It’s good to know that the president has taken note of the unemployment rate and plans to focus on jobs. But as William Yeatman notes at the New York Post, we didn’t expect the “focus” to come in the form of cross-hairs. While I maintain that there are many areas where government is largely powerless to directly impact employment, there are a few where it can exert tremendous influence. This only becomes a problem when Washington chooses to actively eliminate or bar the creation of jobs.
President Obama claims to see the need to create jobs at this time of endless 9-plus percent unemployment — yet his administration continues to relentlessly destroy jobs for ideological reasons. The best example may be the Obama Environmental Protection Agency’s “war on coal.”

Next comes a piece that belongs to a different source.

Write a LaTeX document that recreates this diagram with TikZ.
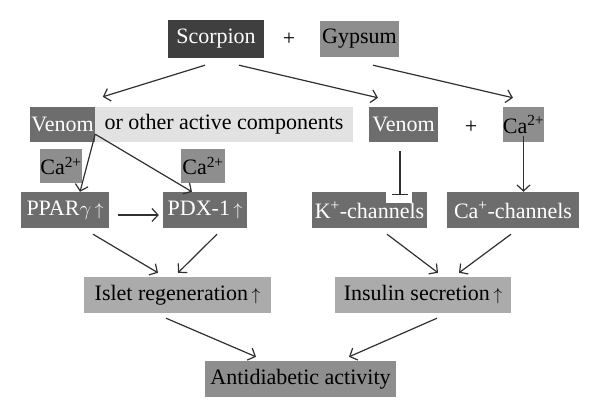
\documentclass[tikz,border=0pt]{standalone}
\usepackage{fontspec}
\setmainfont{Liberation Serif}
\usepackage{xcolor}
\usetikzlibrary{calc,arrows.meta}
\definecolor{boxdark}{HTML}{3F3F3F}
\definecolor{boxmid}{HTML}{6D6D6D}
\definecolor{boxgray}{HTML}{8E8E8E}
\definecolor{boxlight}{HTML}{ABABAB}
\definecolor{boxpale}{HTML}{E2E2E2}
\definecolor{linecol}{HTML}{303030}
\tikzset{
    box/.style={inner sep=0pt, minimum height=36pt, anchor=center},
    darkbox/.style={box, fill=boxdark, text=white},
    midbox/.style={box, fill=boxmid, text=white},
    graybox/.style={box, fill=boxgray, text=black},
    lightbox/.style={box, fill=boxlight, text=black},
    palebox/.style={box, fill=boxpale, text=black},
    link/.style={draw=linecol, line width=1.2pt, -{Straight Barb[length=6pt,width=13pt]}}
}
\newcommand{\up}{\,{\fontsize{19}{22}\selectfont$\uparrow$}}

\begin{document}
\begin{tikzpicture}[x=1pt,y=-1pt,font=\fontsize{22}{26}\selectfont]
    \useasboundingbox (0,0) rectangle (600,417);
    % top row
    \node[darkbox,minimum width=96pt,minimum height=38pt] (scor) at (216,39) {Scorpion};
    \node (plusA) at (289,39) {+};
    \node[graybox,minimum width=79pt] (gyp) at (359.5,39) {Gypsum};
    % second row
    \node[midbox,minimum width=65pt,minimum height=35pt] (venL) at (62.5,124.5) {Venom};
    \node[palebox,minimum width=258pt,minimum height=35pt] (other) at (224,124.5) {or other active components};
    \node[midbox,minimum width=69pt,minimum height=35pt] (venR) at (403.5,124.5) {Venom};
    \node (plusB) at (471,127) {+};
    \node[graybox,minimum width=41pt,minimum height=35pt] (caR) at (523.5,124.5) {Ca\textsuperscript{2+}};
    % calcium inputs
    \node[graybox,minimum width=42pt,minimum height=34pt] (caL) at (61,166) {Ca\textsuperscript{2+}};
    \node[graybox,minimum width=44pt,minimum height=34pt] (caM) at (203,166) {Ca\textsuperscript{2+}};
    % third row
    \node[midbox,minimum width=88pt] (ppar) at (65,210) {PPAR$\gamma$\up};
    \node[midbox,minimum width=84pt] (pdx) at (205,210) {PDX-1\up};
    \node[midbox,minimum width=115pt] (kch) at (369.5,210) {K\textsuperscript{+}-channels};
    \node[box,fill=white,minimum width=26pt,minimum height=11pt] (notch) at (399,197.5) {};
    \node[midbox,minimum width=132pt] (cach) at (513,210) {Ca\textsuperscript{+}-channels};
    % fourth row
    \node[lightbox,minimum width=187pt] (islet) at (177.5,295) {Islet regeneration\up};
    \node[lightbox,minimum width=176pt] (insul) at (423,295) {Insulin secretion\up};
    % result
    \node[graybox,minimum width=191pt] (anti) at (300.5,379) {Antidiabetic activity};

    \coordinate (apex) at ([yshift=8pt]venL.south east);

    \draw[link] ([shift={(-11,7)}]scor.south) -- ([shift={(8,-10)}]other.north west);
    \draw[link] ([shift={(23,7)}]scor.south) -- ([shift={(-25.5,-9)}]venR.north);
    \draw[link] ([shift={(13.5,8)}]gyp.south) -- ([shift={(-10.5,-9)}]caR.north);
    \draw[link] (apex) -- ([xshift=15pt]ppar.north);
    \draw[link] (apex) -- ([xshift=-13pt]pdx.north);
    \draw[link] ([shift={(9,5)}]ppar.east) -- ([shift={(-4,5)}]pdx.west);
    \draw[draw=linecol,line width=1.2pt,-{Bar[width=16pt,line width=1.2pt]}] ([shift={(-3.5,9)}]venR.south) -- ([shift={(1,3)}]notch.north);
    \draw[link] ([yshift=6pt]caR.south) -- ([xshift=10.5pt]cach.north);
    \draw[link] ([shift={(28,6)}]ppar.south) -- ([shift={(-19.5,-4)}]islet.north);
    \draw[link] ([shift={(12,6)}]pdx.south) -- ([shift={(0.5,-4)}]islet.north);
    \draw[link] ([shift={(17.5,6)}]kch.south) -- ([shift={(15,-4)}]insul.north);
    \draw[link] ([shift={(-2,6)}]cach.south) -- ([shift={(36,-4)}]insul.north);
    \draw[link] ([shift={(-11.5,5)}]islet.south) -- ([shift={(-44.5,-4)}]anti.north);
    \draw[link] ([shift={(14,5)}]insul.south) -- ([shift={(48.5,-4)}]anti.north);
\end{tikzpicture}
\end{document}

The EPA’s regulatory crusade directly threatens hundreds of thousands of jobs — and “rolling blackouts” that threaten even more.
Start with a proposed regulation under the Clean Air Act that’s set to be finalized in November. The Utility MACT (“Maximum Achievable Control Technology”) rule seeks to cut US power plants’ emissions of mercury from 29 tons a year to just five. Yet EPA itself estimates that cutting even as much as 41 tons out of total emissions of 105 tons “is unlikely to substantially affect total risk.”
This report isn’t startling for any of the individual items on the menu, but more for the way it assembles the series of egregious errors in energy policy we’ve seen over the last couple of years. There is a pattern here, and it adds up to one missed opportunity after another.
- The Utility MACT – a pointless exercise providing nearly zero tangible benefit, even in environmental terms, which is poised to place roughly one quarter million jobs in danger.
- The EPA’s Cross State Air Pollution Rule – Unleashed on Texas with almost no warning, the new rules require them to institute crippling changes in only six months when even the most optimistic analyst felt it would take a minimum of three years. Plants will be shut down, the power grid will be starved and jobs will go up in [the lack of] smoke.
- Attacking Appalachian coal mining operations under the guise of saving a short-lived, not endangered insect. 15,000 more jobs getting ready to end.
And the war on coal doesn’t even include related maneuvers such as jacking up vehicle mileage standards against the input of scientists and engineers who insist the demands are beyond the bounds of reason. All of this translates to an ideological agenda which achieves the precise opposite of what the administration now claims as its focus: lowering the unemployment rate.